Table 1. Comparison of the proposed method and LP
Table 2. Comparison of the proposed method and CA

The experiments show that the proposed method is robust in projective transformation. In addition, LP [4, 5] used an affine invariant with 1 line and 2 points in [4], while [5] used an additional projective invariant with 1 line and 4 points. Let N is the number of lines and M is the number of points in both images, the complexity of LP is \(O(N^2M^2)\) to be invariant to affine transformations and is \(O(N^2M^4)\) to be invariant to projective transformations. The proposed method is invariant to projective transformations with complexity \(O(N^2M^3)\) only. Although LP can also be projective invariant, it depends on the accuracy of matched interest points. When there are few interest points in low texture images or a large number of mismatched interest points in high texture images with similar parts, the accuracy significantly declines.

5 Conclusion

In this paper, a new line-points projective invariant is proposed, which is used to compute the similarities between line neighborhoods.

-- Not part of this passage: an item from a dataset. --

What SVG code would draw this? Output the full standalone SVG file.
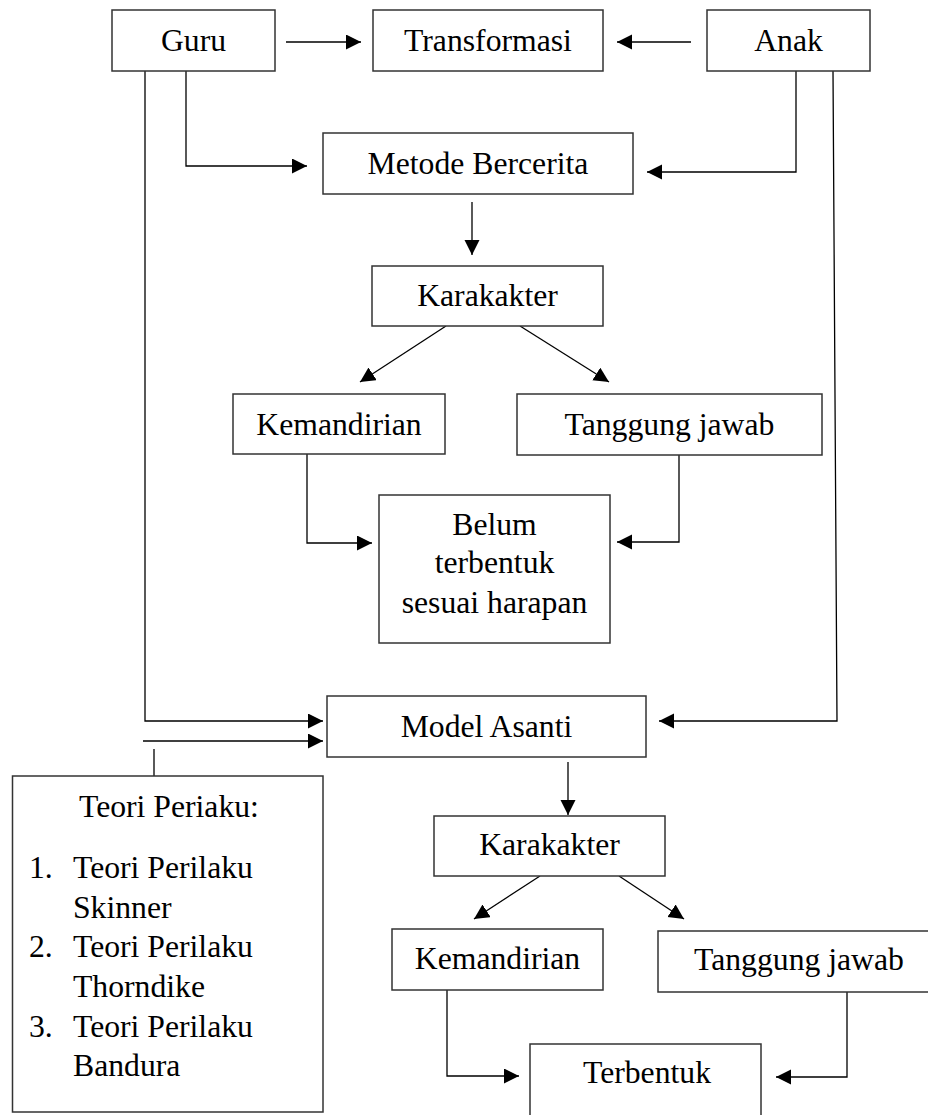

An extending matching strategy is also adopted to exploit more potential matching lines. Experiment results show that the proposed method is robust against many distortions, and can achieve better performance than some existing state-of-the-art methods, especially in images with low texture and large viewpoint changes. Moreover, the proposed method is based on the planar projective invariant, so the performance for non-planar scenes may not be as good as planar scenes.